→ **EXERCISE REQUIREMENTS**: Repeat the records below exactly, from the first line through the line containing "import * as", and leave out any pictures.

__________

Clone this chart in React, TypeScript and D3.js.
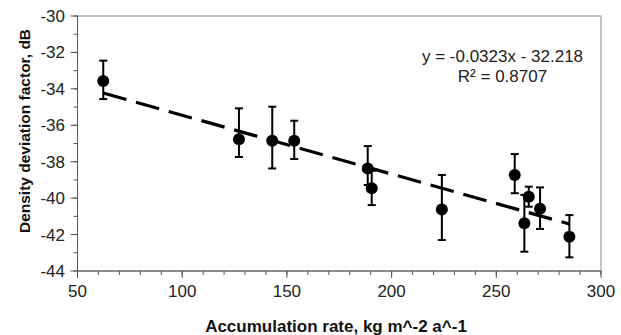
import React from "react";
import * as d3 from "d3";

const xValues = [62.3, 127.1, 143.0, 153.5, 188.6, 190.5, 224.0, 258.8, 265.5, 263.4, 270.9, 284.9];
const yValues = [-33.57, -36.77, -36.85, -36.85, -38.37, -39.46, -40.62, -38.73, -39.92, -41.38, -40.58, -42.12];
const errUpper = [-32.45, -35.07, -34.98, -35.75, -37.14, -38.5, -38.73, -37.58, -39.37, -39.82, -39.41, -40.93];
const errLower = [-34.56, -37.74, -38.37, -37.85, -39.28, -40.38, -42.3, -39.73, -40.47, -42.94, -41.69, -43.25];
const xTicks = [50, 100, 150, 200, 250, 300];
const yTicks = [-30, -32, -34, -36, -38, -40, -42, -44];
const slope = -0.0323;
const intercept = -32.218;
const eqLabel = "y = -0.0323x - 32.218";
const r2Label = "R\u00b2 = 0.8707";
const xTitle = "Accumulation rate, kg m^-2 a^-1";
const yTitle = "Density deviation factor, dB";

const W = 621, H = 335;
const L = 77.5, R = 601, T = 16, B = 271;

export default function App() {
  const x = d3.scaleLinear().domain([50, 300]).range([L, R]);
  const y = d3.scaleLinear().domain([-44, -30]).range([B, T]);
  const xMinor = d3.range(50, 301, 10);
  const yMinor = d3.range(-44, -29, 1);
  const xs = d3.extent(xValues) as [number, number];
  const trend = d3.line<number>().x((v) => x(v)).y((v) => y(slope * v + intercept))(xs) || "";
  const font = "Arial, 'Liberation Sans', sans-serif";
  return (
    <svg width={W} height={H} style={{ position: "absolute", left: 0, top: 0, background: "#fff" }}>
      <rect x={0} y={0} width={W} height={H} fill="#fff" />
      <rect x={L} y={T} width={R - L} height={B - T} fill="none" stroke="#8c8c8c" strokeWidth={1} />
      <line x1={L} x2={L} y1={T} y2={B} stroke="#555" strokeWidth={1} />
      <line x1={L} x2={R} y1={B} y2={B} stroke="#555" strokeWidth={1} />
      {yMinor.map((v) => (
        <line key={"ym" + v} x1={L - 4} x2={L} y1={y(v)} y2={y(v)} stroke="#555" />
      ))}
      {yTicks.map((v) => (
        <g key={"y" + v}>
          <line x1={L - 7} x2={L} y1={y(v)} y2={y(v)} stroke="#555" />
          <text x={65} y={y(v)} dy="0.35em" textAnchor="end" fontFamily={font} fontSize={17} fill="#222">{v}</text>
        </g>
      ))}
      {xMinor.map((v) => (
        <line key={"xm" + v} x1={x(v)} x2={x(v)} y1={B} y2={B + 4} stroke="#555" />
      ))}
      {xTicks.map((v) => (
        <g key={"x" + v}>
          <line x1={x(v)} x2={x(v)} y1={B} y2={B + 7} stroke="#555" />
          <text x={x(v)} y={291} dy="0.35em" textAnchor="middle" fontFamily={font} fontSize={17} fill="#222">{v}</text>
        </g>
      ))}
      <path d={trend} fill="none" stroke="#000" strokeWidth={3.2} strokeDasharray="24 10" />
      {xValues.map((v, i) => (
        <g key={"e" + i}>
          <line x1={x(v)} x2={x(v)} y1={y(errUpper[i])} y2={y(errLower[i])} stroke="#000" strokeWidth={2} />
          <line x1={x(v) - 4} x2={x(v) + 4} y1={y(errUpper[i])} y2={y(errUpper[i])} stroke="#000" strokeWidth={2} />
          <line x1={x(v) - 4} x2={x(v) + 4} y1={y(errLower[i])} y2={y(errLower[i])} stroke="#000" strokeWidth={2} />
        </g>
      ))}
      {xValues.map((v, i) => (
        <circle key={"p" + i} cx={x(v)} cy={y(yValues[i])} r={6} fill="#000" />
      ))}
      <text x={502.5} y={62} textAnchor="middle" fontFamily={font} fontSize={17} fill="#222">{eqLabel}</text>
      <text x={502.5} y={82} textAnchor="middle" fontFamily={font} fontSize={17} fill="#222">{r2Label}</text>
      <text x={336} y={332} textAnchor="middle" fontFamily={font} fontSize={17} fontWeight="bold" fill="#111">{xTitle}</text>
      <text transform={`translate(30,${131}) rotate(-90)`} textAnchor="middle" fontFamily={font} fontSize={15.5} fontWeight="bold" fill="#111">{yTitle}</text>
    </svg>
  );
}
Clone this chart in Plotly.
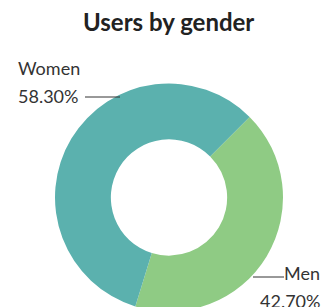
import plotly.graph_objects as go

# ---- data ----
labels = ["Men", "Women"]
values = [42.7, 58.3]
value_text = ["42.70%", "58.30%"]
colors = ["#8fcb84", "#5bb1ae"]
title_text = "Users by gender"

W, H = 335, 312

def px(x):
    return x / W

def py(y):
    return 1 - y / H

# donut placement (pixels)
cx, cy, r = 169, 197.5, 114

fig = go.Figure(
    go.Pie(
        labels=labels,
        values=values,
        sort=False,
        direction="clockwise",
        rotation=45,
        hole=0.51,
        textinfo="none",
        marker=dict(colors=colors, line=dict(width=0)),
        domain=dict(x=[px(cx - r), px(cx + r)], y=[py(cy + r), py(cy - r)]),
        showlegend=False,
    )
)

font_lbl = dict(family="Lato, sans-serif", size=18, color="#333333")
ann = [
    dict(text="<b>" + title_text + "</b>", x=px(168.5), y=py(22), xanchor="center", yanchor="middle",
         font=dict(family="Lato, sans-serif", size=24, color="#222222")),
    dict(text=labels[1], x=px(16), y=py(68), xanchor="left", yanchor="middle", font=font_lbl),
    dict(text=value_text[1], x=px(16), y=py(96), xanchor="left", yanchor="middle", font=font_lbl),
    dict(text=labels[0], x=px(322), y=py(273), xanchor="right", yanchor="middle", font=font_lbl),
    dict(text=value_text[0], x=px(322), y=py(301), xanchor="right", yanchor="middle", font=font_lbl),
]
for a in ann:
    a.update(xref="paper", yref="paper", showarrow=False)

shapes = [
    dict(type="line", xref="paper", yref="paper", x0=px(85), x1=px(120), y0=py(97), y1=py(97),
         line=dict(color="#333333", width=1)),
    dict(type="line", xref="paper", yref="paper", x0=px(253), x1=px(284), y0=py(277), y1=py(277),
         line=dict(color="#333333", width=1)),
]

fig.update_layout(
    width=W, height=H,
    margin=dict(l=0, r=0, t=0, b=0),
    paper_bgcolor="white", plot_bgcolor="white",
    annotations=ann, shapes=shapes,
)

fig.write_html("out.html", config={"displayModeBar": False},
               post_script="document.body.style.margin='0';document.body.style.overflow='hidden';")
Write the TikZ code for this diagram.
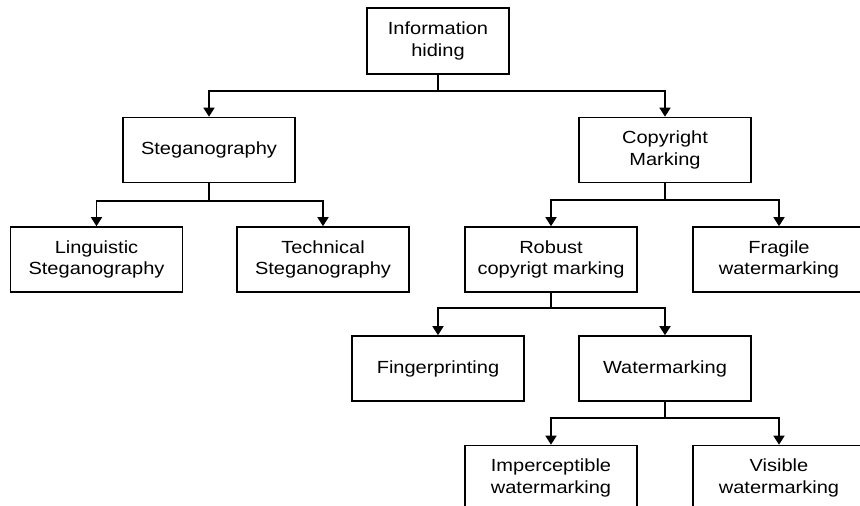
\documentclass[tikz,border=0pt]{standalone}
\usepackage{fontspec}
\setmainfont{Liberation Sans}
\newfontfamily\boxfont[FakeStretch=1.14]{Liberation Sans}
\usetikzlibrary{arrows.meta,positioning}
\tikzset{
  box/.style={draw,line width=0.9pt,minimum width=3.44cm,minimum height=1.3cm,
    inner sep=2pt,align=center,font=\boxfont\fontsize{10}{12.4}\selectfont},
  rootbox/.style={box,minimum width=2.84cm,minimum height=1.32cm},
  arr/.style={-{Triangle[length=1.8mm,width=2.2mm]},line width=0.9pt},
}

\begin{document}
\begin{tikzpicture}[x=0.02cm,y=-0.02cm]
  \useasboundingbox (0,0) rectangle (860,506);
  \clip (0,0) rectangle (860,506);
  \node[rootbox] (info) at (438,41) {Information\\hiding};
  \node[box] (steg) at (209,150) {Steganography};
  \node[box] (copy) at (665,150) {Copyright\\Marking};
  \node[box] (ling) at (96.5,259.5) {Linguistic\\Steganography};
  \node[box] (tech) at (323,259.5) {Technical\\Steganography};
  \node[box] (robust) at (551,259.5) {Robust\\copyrigt marking};
  \node[box] (fragile) at (779,259.5) {Fragile\\watermarking};
  \node[box] (finger) at (438,368.5) {Fingerprinting};
  \node[box] (water) at (665,368.5) {Watermarking};
  \node[box] (imper) at (551,478) {Imperceptible\\watermarking};
  \node[box] (visible) at (779,478) {Visible\\watermarking};
  \draw[arr] (info.south) -- ++(0,16) -| (steg.north);
  \draw[arr] (info.south) -- ++(0,16) -| (copy.north);
  \draw[arr] (steg.south) -- ++(0,18) -| (ling.north);
  \draw[arr] (steg.south) -- ++(0,18) -| (tech.north);
  \draw[arr] (copy.south) -- ++(0,17) -| (robust.north);
  \draw[arr] (copy.south) -- ++(0,17) -| (fragile.north);
  \draw[arr] (robust.south) -- ++(0,15) -| (finger.north);
  \draw[arr] (robust.south) -- ++(0,15) -| (water.north);
  \draw[arr] (water.south) -- ++(0,16) -| (imper.north);
  \draw[arr] (water.south) -- ++(0,16) -| (visible.north);
\end{tikzpicture}
\end{document}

__________

→ **FULL SOLUTION**:
Clone this chart in React, TypeScript and D3.js.
import React from "react";
import * as d3 from "d3";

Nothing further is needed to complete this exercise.